È d’accordo sull’attuale assenza di cultura in Italia Gerardo Bianco, democristiano di lungo corso. “Oggi c’è un vuoto pauroso determinato dalla perdita della cultura e inoltre manca una componente essenziale della cultura politica italiana, quella cattolica, in un contesto in cui la dottrina sociale della Chiesa è completamente trascurata” racconta a Policy Maker. Per Bianco oggi “non esistono culture politiche ma una quotidianità che affronta i problemi senza una formazione adeguata, con un capovolgimento dei metodi e con criteri pericolosi”. L’87enne, deputato in ben nove legislature, trova “eccellente” il fondo di Galli Della Loggia mentre rimprovera a Panebianco di sottovalutare che “in un sistema proporzionale un partito che ha il 7-8 per cento dei voti può avere un ruolo rilevante”. In tale contesto un partito dei cattolici può dire la sua certamente anche perché, sostiene Bianco, “credo che l’unità del Paese si possa trovare solo con la riproposizione di un pensiero e di una politica ispirati dai cattolici.
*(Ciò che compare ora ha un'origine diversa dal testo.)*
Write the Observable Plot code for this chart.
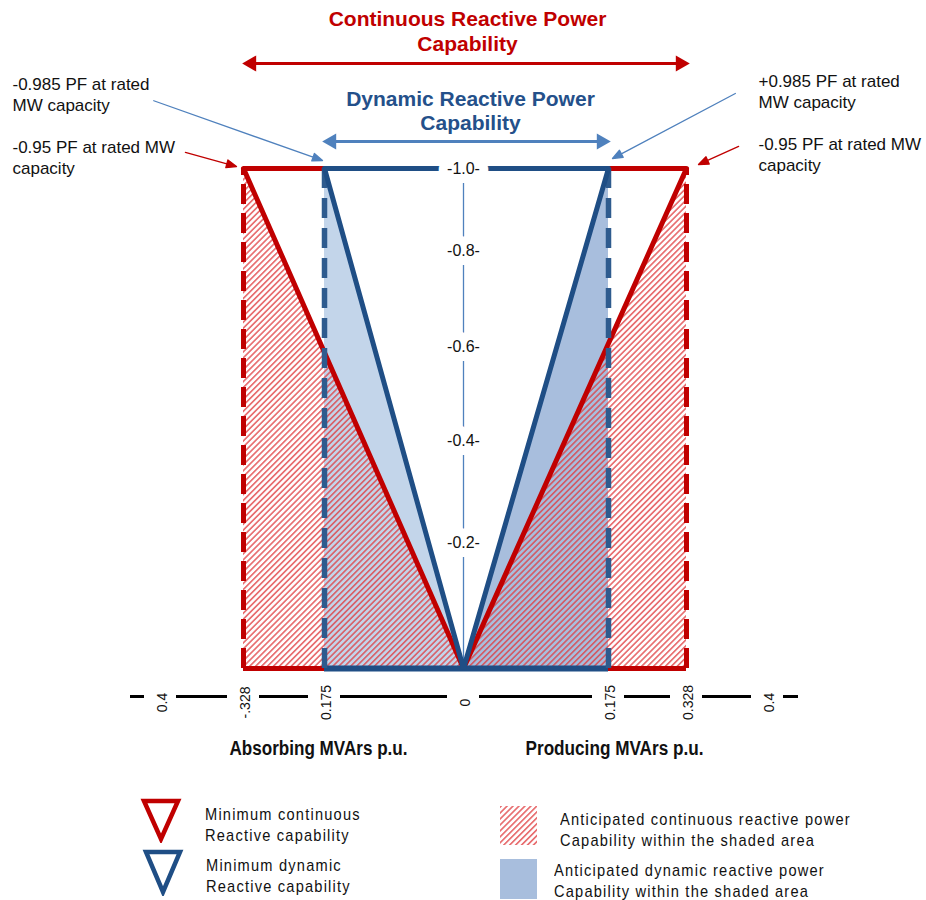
<!DOCTYPE html>
<html>
<head>
<meta charset="utf-8">
<script src="https://cdn.jsdelivr.net/npm/d3@7"></script>
<script src="https://cdn.jsdelivr.net/npm/@observablehq/plot@0.6"></script>
<style>
  html, body { margin: 0; padding: 0; background: #fff; }
  #wrap { position: relative; width: 926px; height: 900px; overflow: hidden; font-family: "Liberation Sans", Arial, sans-serif; }
  #chart { position: absolute; left: 0; top: 0; }
  .leg { position: absolute; font-family: "Liberation Sans", Arial, sans-serif; font-size: 17px; letter-spacing: 1.4px; line-height: 21px; color: #111; white-space: pre; transform: scaleX(0.86); transform-origin: 0 0; }
  .sw { position: absolute; }
</style>
</head>
<body>
<svg width="0" height="0" style="position:absolute">
  <defs>
    <pattern id="hatch" patternUnits="userSpaceOnUse" width="4.2" height="4.2" patternTransform="rotate(45)">
      <rect x="0" y="0" width="1.7" height="4.2" fill="#e0393c" fill-opacity="0.72"></rect>
    </pattern>
  </defs>
</svg>
<div id="wrap">
  <div id="chart"></div>
</div>
<script>
// ---- data ----
const xTickValues = [-0.4, -0.328, -0.175, 0, 0.175, 0.328, 0.4];
const xTickLabels = ["0.4", "-.328", "0.175", "0", "0.175", "0.328", "0.4"];
const yTickValues = [0.2, 0.4, 0.6, 0.8, 1.0];
const yTickLabels = ["-0.2-", "-0.4-", "-0.6-", "-0.8-", "-1.0-"];
const continuousQ = 0.328;   // +/-0.95 PF at rated MW
const dynamicQ = 0.175;      // +/-0.985 PF at rated MW
const ratedMW = 1.0;
const sides = [-1, 1];
const titles = ["Continuous Reactive Power\nCapability", "Dynamic Reactive Power\nCapability"];
const axisTitles = ["Absorbing MVArs p.u.", "Producing MVArs p.u."];
const pfLabels = ["-0.985 PF at rated\nMW capacity", "-0.95 PF at rated MW\ncapacity",
                  "+0.985 PF at rated\nMW capacity", "-0.95 PF at rated MW\ncapacity"];
const legendLabels = ["Minimum continuous\nReactive capability", "Minimum dynamic\nReactive capability",
                      "Anticipated continuous reactive power\nCapability within the shaded area",
                      "Anticipated dynamic reactive power\nCapability within the shaded area"];

// ---- layout (pixel ranges of the schematic axes) ----
const xRange = [160, 243, 324, 463, 608, 686, 767];
const yRange = [668, 542, 440, 346, 250, 168];

const RED = "#c00000", BLUE = "#1f4e85", BLUE_DASH = "#2e5b8e", LIGHT = "#4f81bd";
const FILL_L = "#c3d5ea", FILL_R = "#a8bedd";

// shapes derived from the capability values
const triangle = (q) => [{y: 0, x1: q, x2: 0}, {y: ratedMW, x1: q, x2: q}];
const vLine = (q) => [{x: -q, y: ratedMW}, {x: 0, y: 0}, {x: q, y: ratedMW}];
const outerSegs = sides.map(s => ({x1: s * continuousQ, x2: s * dynamicQ}));

const arrowShape = {
  draw(context, l) {
    const h = 10, w = 4;
    context.moveTo(0, 0);
    context.lineTo(0, -l + h);
    context.moveTo(0, -l);
    context.lineTo(-w, -l + h);
    context.lineTo(w, -l + h);
    context.closePath();
  }
};
// pointer arrows: target corner in data; tip offset / length / angle are layout
const pointers = [
  {x: -dynamicQ, dx: -2, dy: -8, length: 179, rotate: 109.5, color: LIGHT},
  {x: -continuousQ, dx: -7, dy: -2, length: 53, rotate: 105.4, color: RED},
  {x: dynamicQ, dx: 4, dy: -10, length: 139, rotate: 242.1, color: LIGHT},
  {x: continuousQ, dx: 12, dy: -4, length: 44, rotate: 245.8, color: RED}
];

const FONT = "Liberation Sans, Arial, sans-serif";

const pfText = (label, dx, dy) => Plot.text([label], {frameAnchor: "top-left", dx, dy, text: d => d,
  textAnchor: "start", lineAnchor: "middle", fontSize: 17, lineHeight: 1.24, fill: "#111", fontFamily: FONT});

const marks = [
  // fills
  Plot.areaX(triangle(-dynamicQ), {y: "y", x1: "x1", x2: "x2", fill: FILL_L}),
  Plot.areaX(triangle(dynamicQ), {y: "y", x1: "x1", x2: "x2", fill: FILL_R}),
  Plot.areaX(triangle(-continuousQ), {y: "y", x1: "x1", x2: "x2", fill: "url(#hatch)"}),
  Plot.areaX(triangle(continuousQ), {y: "y", x1: "x1", x2: "x2", fill: "url(#hatch)"}),
  // thin vertical MW axis
  Plot.ruleX([0], {y1: 0, y2: ratedMW, stroke: LIGHT, strokeWidth: 1.3}),
  // top blue line
  Plot.ruleY([ratedMW], {x1: -dynamicQ, x2: dynamicQ, stroke: BLUE, strokeWidth: 5}),
  // y labels with white halo
  Plot.text(yTickValues, {x: 0, y: d => d, text: (d, i) => yTickLabels[i], fontSize: 16, fill: "#111",
    stroke: "white", strokeWidth: 18, fontFamily: FONT}),
  // red outer segments top/bottom
  Plot.ruleY(outerSegs, {x1: "x1", x2: "x2", y: ratedMW, stroke: RED, strokeWidth: 5}),
  Plot.ruleY(outerSegs, {x1: "x1", x2: "x2", y: 0, stroke: RED, strokeWidth: 5}),
  // red dashed verticals
  Plot.ruleX([-continuousQ, continuousQ], {y1: 0, y2: ratedMW, stroke: RED, strokeWidth: 5, strokeDasharray: "20,9"}),
  // red V
  Plot.line(vLine(continuousQ), {x: "x", y: "y", stroke: RED, strokeWidth: 5, strokeLinejoin: "miter"}),
  // blue bottom
  Plot.ruleY([0], {x1: -dynamicQ, x2: dynamicQ, stroke: BLUE, strokeWidth: 6}),
  // blue dashed verticals
  Plot.ruleX([-dynamicQ, dynamicQ], {y1: 0, y2: ratedMW, stroke: BLUE_DASH, strokeWidth: 5.5, strokeDasharray: "20,10"}),
  // blue V
  Plot.line(vLine(dynamicQ), {x: "x", y: "y", stroke: BLUE, strokeWidth: 5, strokeLinejoin: "miter"}),

  // capability span arrows
  Plot.ruleY([ratedMW], {x1: -continuousQ + 0.01, x2: continuousQ - 0.005, dy: -105, stroke: RED, strokeWidth: 3}),
  Plot.dot([-continuousQ], {x: d => d, y: ratedMW, dy: -105, dx: 8, symbol: "triangle", rotate: -90, r: 6, fill: RED, stroke: "none"}),
  Plot.dot([continuousQ], {x: d => d, y: ratedMW, dy: -105, dx: -6, symbol: "triangle", rotate: 90, r: 6, fill: RED, stroke: "none"}),
  Plot.ruleY([ratedMW], {x1: -dynamicQ + 0.01, x2: dynamicQ - 0.01, dy: -27, stroke: LIGHT, strokeWidth: 3}),
  Plot.dot([-dynamicQ], {x: d => d, y: ratedMW, dy: -27, dx: 7, symbol: "triangle", rotate: -90, r: 6, fill: LIGHT, stroke: "none"}),
  Plot.dot([dynamicQ], {x: d => d, y: ratedMW, dy: -27, dx: -7, symbol: "triangle", rotate: 90, r: 6, fill: LIGHT, stroke: "none"}),

  // titles
  Plot.text([titles[0]], {x: 0, y: ratedMW, dx: 4, dy: -138, text: d => d, fontSize: 21, fontWeight: "bold",
    fill: RED, lineHeight: 1.17, fontFamily: FONT}),
  Plot.text([titles[1]], {x: 0, y: ratedMW, dx: 7, dy: -58, text: d => d, fontSize: 21, fontWeight: "bold",
    fill: "#24508a", lineHeight: 1.15, fontFamily: FONT}),

  // PF labels
  pfText(pfLabels[0], 12, 93.5),
  pfText(pfLabels[1], 12, 156.5),
  pfText(pfLabels[2], 758, 90.5),
  pfText(pfLabels[3], 758, 153.5),

  // pointer arrows
  ...pointers.map(p => Plot.vector([p], {x: "x", y: ratedMW, length: p.length, rotate: p.rotate, anchor: "end",
    shape: arrowShape, stroke: p.color, fill: p.color, strokeWidth: 1.3, dx: p.dx, dy: p.dy})),

  // x axis line with gaps
  Plot.ruleY(d3.pairs(xTickValues), {x1: d => d[0], x2: d => d[1], y: 0, dy: 28, insetLeft: 16, insetRight: 16, stroke: "#000", strokeWidth: 3}),
  Plot.ruleY([xTickValues[0]], {x1: d => d, x2: d => d, y: 0, dy: 28, insetLeft: -30, insetRight: 16, stroke: "#000", strokeWidth: 3}),
  Plot.ruleY([xTickValues[xTickValues.length - 1]], {x1: d => d, x2: d => d, y: 0, dy: 28, insetLeft: 16, insetRight: -31, stroke: "#000", strokeWidth: 3}),
  Plot.text(xTickValues, {x: d => d, y: 0, dy: 34, dx: 2, text: (d, i) => xTickLabels[i], rotate: -90, fontSize: 14, fill: "#111", fontFamily: FONT}),

  // axis titles
  Plot.text([axisTitles[0]], {x: -dynamicQ, y: 0, dy: 80, dx: -6, text: d => d, fontSize: 20, fontWeight: "bold", fill: "#111", fontFamily: FONT}),
  Plot.text([axisTitles[1]], {x: dynamicQ, y: 0, dy: 80, dx: 6, text: d => d, fontSize: 20, fontWeight: "bold", fill: "#111", fontFamily: FONT})
];

const chart = Plot.plot({
  width: 926,
  height: 780,
  margin: 0,
  x: {type: "linear", domain: xTickValues, range: xRange, axis: null},
  y: {type: "linear", domain: [0, ...yTickValues], range: yRange, axis: null},
  style: {background: "white", overflow: "visible", fontFamily: FONT},
  marks
});
// condensed look for the axis titles (Arial Narrow in the original)
d3.select(chart).selectAll("text")
  .filter(function() { return axisTitles.includes(this.textContent); })
  .attr("textLength", 178).attr("lengthAdjust", "spacingAndGlyphs");
document.getElementById("chart").appendChild(chart);

// ---- legend ----
const wrap = document.getElementById("wrap");
function addSvg(left, top, w, h, inner) {
  const d = document.createElement("div");
  d.className = "sw";
  d.style.left = left + "px"; d.style.top = top + "px";
  d.innerHTML = `<svg width="${w}" height="${h}" viewBox="0 0 ${w} ${h}">${inner}</svg>`;
  wrap.appendChild(d);
}
function addText(left, top, txt) {
  const d = document.createElement("div");
  d.className = "leg";
  d.style.left = left + "px"; d.style.top = top + "px";
  d.textContent = txt;
  wrap.appendChild(d);
}
addSvg(140, 797, 42, 46, `<path d="M4,4 L38,4 L21,42 Z" fill="none" stroke="${RED}" stroke-width="4.5" stroke-linejoin="miter"/>`);
addSvg(142, 848, 42, 48, `<path d="M4,4 L38,4 L21,44 Z" fill="none" stroke="${BLUE}" stroke-width="4.5" stroke-linejoin="miter"/>`);
addSvg(500, 806, 37, 39, `<rect x="0" y="0" width="37" height="39" fill="url(#hatch)"/>`);
addSvg(500, 859, 37, 40, `<rect x="0" y="0" width="37" height="40" fill="${FILL_R}"/>`);
addText(205, 804, legendLabels[0]);
addText(206, 855, legendLabels[1]);
addText(560, 809, legendLabels[2]);
addText(554, 860, legendLabels[3]);
</script>
</body>
</html>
Serve una forza cattolica impegnata che non guardi a destra e che abbia come modello l’Ulivo” conclude.

AGOSTINO GIOVAGNOLI: IL PROBLEMA È DEI PARTITI IN GENERALE, LORO FINE È VUOTO CRUCIALE PER LA DEMOCRAZIA

Più tranchant lo storico Agostino Giovagnoli secondo cui “il problema più che del partito dei cattolici è dei partiti in generale. La fine dei partiti politici – spiega a Policy Maker – ha lasciato un vuoto cruciale per la democrazia perché non c’è un’articolazione in senso pluralista“. Si tratta di una “questione da affrontare. Di sicuro Panebianco non risolve il problema”. Al politologo Giovagnoli non risparmia critiche: “La verità è che il pensiero liberale portato avanti da Panebianco e da altri – in prima fila nei decenni passati – ha distrutto i partiti e ora servirebbe un po’ di autocritica come presupposto per andare avanti. Si tratta di un pensiero che ha forzato in senso neoliberale l’orientamento della società e il populismo è figlio di questo liberalismo che a sua volta nasce dall’economia”.

Oggi, prosegue lo storico, “non ci sono i presupposti per la formazione di partiti politici. C’è molta confusione perché per anni sono state fatte affermazioni sbagliate e ora bisogna rimettere in discussione luoghi comuni come quello che la democrazia rappresentativa è vecchia, superata, sbagliata e che i problemi del mondo sono indipendenti dalla nostra realtà. In tal senso è utile riaprire il discorso sull’Europa, uno dei pochi strumenti che abbiamo per contrastare i poteri forti sovranazionali. Essere politicamente provinciali – sottolinea – è un’arma di distrazione di massa”. Per quanto riguarda il ruolo dei cattolici, Giovagnoli non ha dubbi: “Il mondo cattolico è già protagonista dell’attuale stagione, ad esempio con le prese di posizione dei vescovi sugli immigrati, sulla solidarietà. In sostanza, è una delle poche voci che si levano dalla società civile“.